Why not buy Pennywise's new album? If you have ten bucks to drop, you can tell Pennywise yourself that you'll still be buying their music in thirty years when they're touring in adult diapers. I mean, download the new Panic at the Disco album. Most of that money is going to the bigwigs, anyway. But buy that Pennywise album!
So I left the store, immediately tore open the plastic wrap, slid that baby into my six-disc changer and cruised out of the parking lot in my red 2000 Chevy Suburban with that shit on full-blast.
Then, I got back to my house and read a blog post by August Brown of the Los Angeles Times ranting about Pennywise trumping contemporary mainstream punk's (I use the word 'punk' loosely here) wayward attitude.

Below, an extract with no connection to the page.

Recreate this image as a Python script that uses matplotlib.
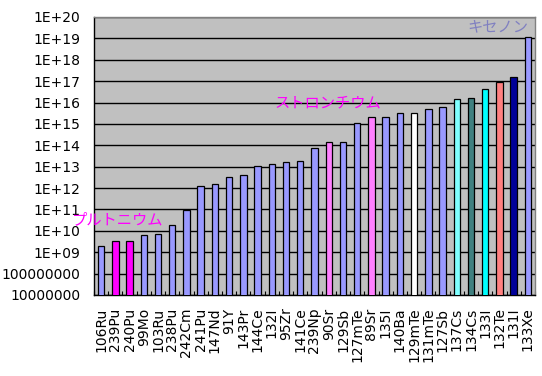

Eloquently put (after all, August does write for the LA Times, not a music blog that barely anyone reads), August takes pot-shots at this generation of tweens, the sickening tribe of youngins that think punk rock is a Fall Out Boy song with a fast beat.
August, you aren't entirely off the mark here. But your credibility was shot after you blogged about Emmylou Harris (and called her 'timeless'). Sure, you referenced Conor Oberst as a Harris fan, but I wouldn't ever name-drop someone so musically schizophrenic and hit-or-miss and expect your point to hit home.
Still, some of the comments on the blog are pretty harsh. And, seriously, who makes it a point to call someone out for using the word 'core' the wrong way? If you want to argue over the word 'core,' get off your three thousand dollar computer, glue your mohawk up and go to a damn anarchist rally, if they still have those. Seriously commenter dude, pick your battles.
At the same time, you're making a difficult case when you group H20, Hot Water Music, Face to Face, Goldfinger, Bouncing Souls, 7 Seconds and Dillinger Escape Plan in the same article. Think about your target demographic here, August.
And please, never compare Paramore to Dismemberment Plan. That's like comparing Bozo the Clown and Picasso. That's an exaggeration, by the way.
August, I don't want to stoop to the level of your 'adoring' public, so I'll point out some positives. The article is loaded with witty commentary (e.g. your reference to Hot Water Music's vocalist as "a singer who sounds like a pirate," regardless of the fact that "singer" should be plural when referencing HWM). Kudos on comparing Pete Wentz to Poison's C.C. Deville (readers: Wikipedia him). And, overall, I enjoyed the overarching theory that mall-emos are moving away from the new celebrity personas of pop-punks elite.
But that's simply not true, August. People still watched Travis Barker's reality television show, even if it did suck.
Bands like Pennywise aren't reemerging. They've always been on top. They've always been the definition of the scene. They've always been the second-generation punk powerhouse that they are today. I'd like to propose a different theory, that, as these Blink 182 kids grow older, Pennywise starts to make sense in the entropy of a violent, broken scene. Maybe one day, we can only hope the FOB/MCR kids will be in the same boat as the Blink 182ers.
The only time the kids could ever really get Pennywise was when Pennywise themselves were only children. That day is long gone.
I grew up with the second generation punkers. They'll chew you up and spit you out if you don't know the right places to draw the lines. You may want to revisit Emmylou Harris in your next blog and leave punk rock to the professionals.
“It's like a bunch of hard-core kids who decided they were going to write pop music.”